Хоть мне тогда уже девятнадцать исполнилось, это была первая смерть в нашей семье со времени рождения моего. От обрядов мне стало худо. Весь дом кувырком; отец на погребальных носилках ногами к двери; мать и бабушка и сестры обнимают его, вопят, причитают; в небольшой комнате полно соседей и актеров: протискиваются внутрь и наружу — соболезнования выразить и повесить на дверь прядь своих волос с черной лентой… Я и до сих пор чую, как мне кожу на голове тянуло, когда стоял я в темном углу и материнскими ножницами волосы себе кромсал. Они и так уже короткие были, как у всех актеров; из тонких и светлых приличного пучка не получалось, хоть бы и по коже резать. И вот я тянул и резал, а из глаз слезы катились; и от боли, и от горя, и от страха, что нечего будет в погребальный венок вплести.
Время от времени причитания прерывались, и вновь пришедший говорил что-нибудь. Соседи скоро ушли, — посторонние не знают, что сказать об актере, — но коллеги-артисты не расходились, потому что его любили. И вот они всё говорили и говорили: как с ним было хорошо работать, как он всегда был готов помочь другу… (Я подумал, мать предпочла бы услышать, что он накопил хоть что-нибудь.) Он никогда не забывал ролей, он мог управиться с любой ситуацией… Тут же рассказали несколько историй, от которых я глаза вытаращил: я тогда не знал еще, что на гастролях что угодно случиться может.
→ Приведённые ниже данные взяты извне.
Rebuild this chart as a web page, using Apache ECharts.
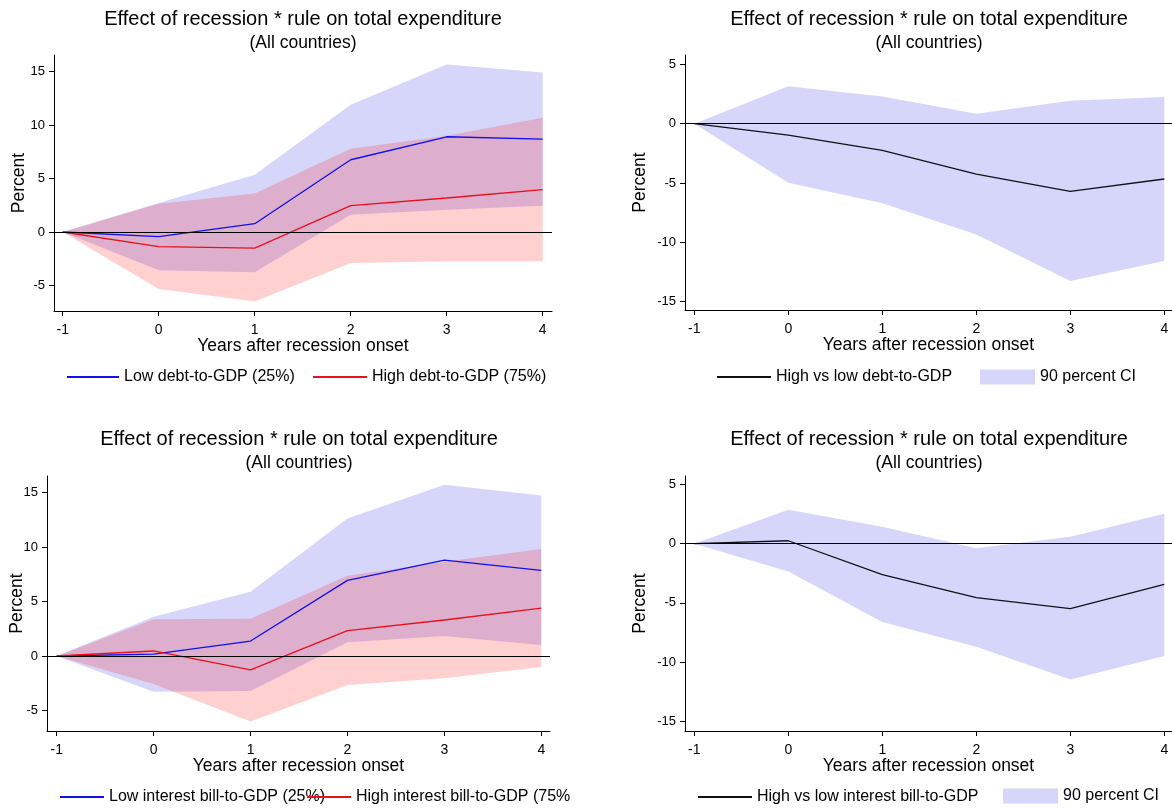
<!DOCTYPE html>
<html><head><meta charset="utf-8">
<script src="https://cdn.jsdelivr.net/npm/echarts@6/dist/echarts.min.js"></script>
<style>html,body{margin:0;padding:0;background:#fff}#c{width:1172px;height:809px}</style>
</head><body><div id="c"></div>
<script>
// ---- data ----
const years = [-1, 0, 1, 2, 3, 4];
const yTicksLeft = [-5, 0, 5, 10, 15];
const yTicksRight = [-15, -10, -5, 0, 5];
const titleText = 'Effect of recession * rule on total expenditure';
const subText = '(All countries)';
const xName = 'Years after recession onset';
const yName = 'Percent';
// Panel 1: debt-to-GDP
const p1LowDebt = [0, -0.44, 0.78, 6.76, 8.91, 8.69];
const p1LowDebtUpper = [0, 2.71, 5.36, 11.9, 15.67, 14.92];
const p1LowDebtLower = [0, -3.58, -3.77, 1.62, 2.09, 2.46];
const p1HighDebt = [0, -1.37, -1.50, 2.46, 3.18, 3.96];
const p1HighDebtUpper = [0, 2.65, 3.61, 7.79, 9.0, 10.69];
const p1HighDebtLower = [0, -5.33, -6.51, -2.90, -2.74, -2.74];
// Panel 2: high vs low debt
const p2Diff = [0, -0.96, -2.25, -4.24, -5.70, -4.66];
const p2Upper = [0, 3.15, 2.30, 0.84, 1.94, 2.25];
const p2Lower = [0, -4.97, -6.71, -9.33, -13.26, -11.57];
// Panel 3: interest bill-to-GDP
const p3LowBill = [0, 0.18, 1.37, 6.94, 8.80, 7.85];
const p3LowBillUpper = [0, 3.61, 5.90, 12.62, 15.70, 14.73];
const p3LowBillLower = [0, -3.27, -3.21, 1.25, 1.83, 1.01];
const p3HighBill = [0, 0.46, -1.28, 2.32, 3.30, 4.40];
const p3HighBillUpper = [0, 3.36, 3.42, 7.36, 8.65, 9.81];
const p3HighBillLower = [0, -2.57, -6.02, -2.66, -2.05, -1.01];
// Panel 4: high vs low interest bill
const p4Diff = [0, 0.25, -2.62, -4.56, -5.49, -3.43];
const p4Upper = [0, 2.87, 1.44, -0.39, 0.59, 2.53];
const p4Lower = [0, -2.34, -6.61, -8.70, -11.48, -9.48];

// ---- styling ----
const FF = 'Liberation Sans, Arial, Helvetica, sans-serif';
const BLUE = '#1010ee';
const RED = '#e8101c';
const DARK = '#111118';
const BAND_BLUE = '#d6d6fa';
const BAND_RED = 'rgba(255,20,20,0.2)';

const grids = [
  {left: 54, top: 55, width: 498, height: 256},
  {left: 685, top: 55, width: 487, height: 255},
  {left: 47, top: 476, width: 503, height: 255},
  {left: 685, top: 476, width: 487, height: 255}
];
const xRanges = [[-1.091, 4.097], [-1.099, 4.082], [-1.10, 4.09], [-1.099, 4.082]];
const yRanges = [[-7.39, 16.56], [-15.70, 5.79], [-6.88, 16.51], [-15.82, 5.72]];
const yTicks = [yTicksLeft, yTicksRight, yTicksLeft, yTicksRight];
const yNameGaps = [26, 36, 21, 36];
const titleCenters = [[303, 9], [929, 9], [299, 429], [929, 429]];

function xAx(gi) {
  return {
    type: 'value', gridIndex: gi, min: xRanges[gi][0], max: xRanges[gi][1],
    name: xName, nameLocation: 'middle', nameGap: 26, nameMoveOverlap: false,
    nameTextStyle: {fontSize: 17.5, color: '#000', fontFamily: FF},
    axisLine: {onZero: false, lineStyle: {color: '#000', width: 1}},
    axisTick: {show: true, length: 5, customValues: years, lineStyle: {color: '#000'}},
    axisLabel: {customValues: years, fontSize: 14, color: '#000', margin: 12, fontFamily: FF},
    splitLine: {show: false}
  };
}
function yAx(gi) {
  return {
    type: 'value', gridIndex: gi, min: yRanges[gi][0], max: yRanges[gi][1],
    name: yName, nameLocation: 'middle', nameGap: yNameGaps[gi], nameRotate: 90,
    nameMoveOverlap: false,
    nameTextStyle: {fontSize: 17.5, color: '#000', fontFamily: FF},
    axisLine: {show: true, onZero: false, lineStyle: {color: '#000', width: 1}},
    axisTick: {show: true, length: 5, customValues: yTicks[gi], lineStyle: {color: '#000'}},
    axisLabel: {customValues: yTicks[gi], fontSize: 13, color: '#000', margin: 9, fontFamily: FF},
    splitLine: {show: false}
  };
}
function band(name, gi, lo, hi, color) {
  return {
    type: 'custom', name: name, xAxisIndex: gi, yAxisIndex: gi,
    data: years.map((x, i) => [x, lo[i], hi[i]]),
    encode: {x: 0, y: [1, 2]},
    itemStyle: {color: color}, silent: true, clip: false,
    renderItem: function (params, api) {
      if (params.dataIndex !== 0) return null;
      const pts = [];
      for (let i = 0; i < years.length; i++) pts.push(api.coord([years[i], hi[i]]));
      for (let i = years.length - 1; i >= 0; i--) pts.push(api.coord([years[i], lo[i]]));
      return {type: 'polygon', shape: {points: pts}, style: {fill: color}};
    }
  };
}
function line(name, gi, vals, color, zero) {
  const s = {
    type: 'line', name: name, xAxisIndex: gi, yAxisIndex: gi,
    data: years.map((x, i) => [x, vals[i]]),
    symbol: 'none', silent: true,
    lineStyle: {color: color, width: 1.3}, itemStyle: {color: color}
  };
  if (zero) {
    s.markLine = {
      silent: true, symbol: ['none', 'none'], label: {show: false},
      lineStyle: {color: '#000', width: 1, type: 'solid'},
      data: [{yAxis: 0}]
    };
  }
  return s;
}
function title(i) {
  return {
    text: titleText, subtext: subText, left: titleCenters[i][0], top: titleCenters[i][1],
    textAlign: 'center', itemGap: 5, padding: 0,
    textStyle: {fontSize: 20, fontWeight: 'normal', color: '#000', fontFamily: FF},
    subtextStyle: {fontSize: 17.5, color: '#000', fontFamily: FF}
  };
}
const legTS = {fontSize: 16, color: '#000', fontFamily: FF};
function lineLeg(name, left, top, w, extraTS) {
  return {data: [name], left: left, top: top, itemWidth: w, itemHeight: 1.5, padding: 0,
    selectedMode: false, textStyle: Object.assign({}, legTS, extraTS || {})};
}
function ciLeg(left, top) {
  return {data: [{name: '90 percent CI', icon: 'rect', itemStyle: {color: BAND_BLUE}}],
    left: left, top: top, itemWidth: 55, itemHeight: 15, padding: 0,
    selectedMode: false, textStyle: legTS};
}

const option = {
  animation: false,
  backgroundColor: '#fff',
  textStyle: {fontFamily: FF},
  title: [title(0), title(1), title(2), title(3)],
  grid: grids,
  xAxis: [xAx(0), xAx(1), xAx(2), xAx(3)],
  yAxis: [yAx(0), yAx(1), yAx(2), yAx(3)],
  legend: [
    lineLeg('Low debt-to-GDP (25%)', 66, 369, 52),
    lineLeg('High debt-to-GDP (75%)', 312, 369, 54),
    lineLeg('High vs low debt-to-GDP', 716, 369, 54),
    ciLeg(980, 369),
    lineLeg('Low interest bill-to-GDP (25%)', 59, 789, 44),
    lineLeg('High interest bill-to-GDP (75%)', 306, 789, 44, {width: 216, overflow: 'truncate', ellipsis: ''}),
    lineLeg('High vs low interest bill-to-GDP', 697, 789, 54),
    ciLeg(1003, 788)
  ],
  series: [
    band('p1 low band', 0, p1LowDebtLower, p1LowDebtUpper, BAND_BLUE),
    band('p1 high band', 0, p1HighDebtLower, p1HighDebtUpper, BAND_RED),
    line('Low debt-to-GDP (25%)', 0, p1LowDebt, BLUE, true),
    line('High debt-to-GDP (75%)', 0, p1HighDebt, RED, false),

    band('90 percent CI', 1, p2Lower, p2Upper, BAND_BLUE),
    line('High vs low debt-to-GDP', 1, p2Diff, DARK, true),

    band('p3 low band', 2, p3LowBillLower, p3LowBillUpper, BAND_BLUE),
    band('p3 high band', 2, p3HighBillLower, p3HighBillUpper, BAND_RED),
    line('Low interest bill-to-GDP (25%)', 2, p3LowBill, BLUE, true),
    line('High interest bill-to-GDP (75%)', 2, p3HighBill, RED, false),

    band('90 percent CI', 3, p4Lower, p4Upper, BAND_BLUE),
    line('High vs low interest bill-to-GDP', 3, p4Diff, DARK, true)
  ]
};
const chart = echarts.init(document.getElementById('c'), null, {renderer: 'canvas'});
chart.setOption(option);
</script>
</body></html>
Бедный Артемидор, какой талант был у него! И какой позор, что на Ленеях его обошли!.. Никто никогда не видел, чтобы Поликсену сыграли с большим чувством; но в этом году судей выбрали никудышных — они не оценили…
Я положил свои ножницы и убежал в глубину дома, — наполовину остриженный, словно уголовник, — а обрезки свои на полотенце оставил. И спрятался, будто собака побитая, лежал у себя на кровати и слезы глотал; как будто хоть кто-нибудь мог укорить меня за них. Но это я не от живых прятался, а от отца. Не было мочи смотреть на него: как он лежит на носилках, и молчит, как статист, и мертвая маска на лице, и ждет своего ухода, последнего.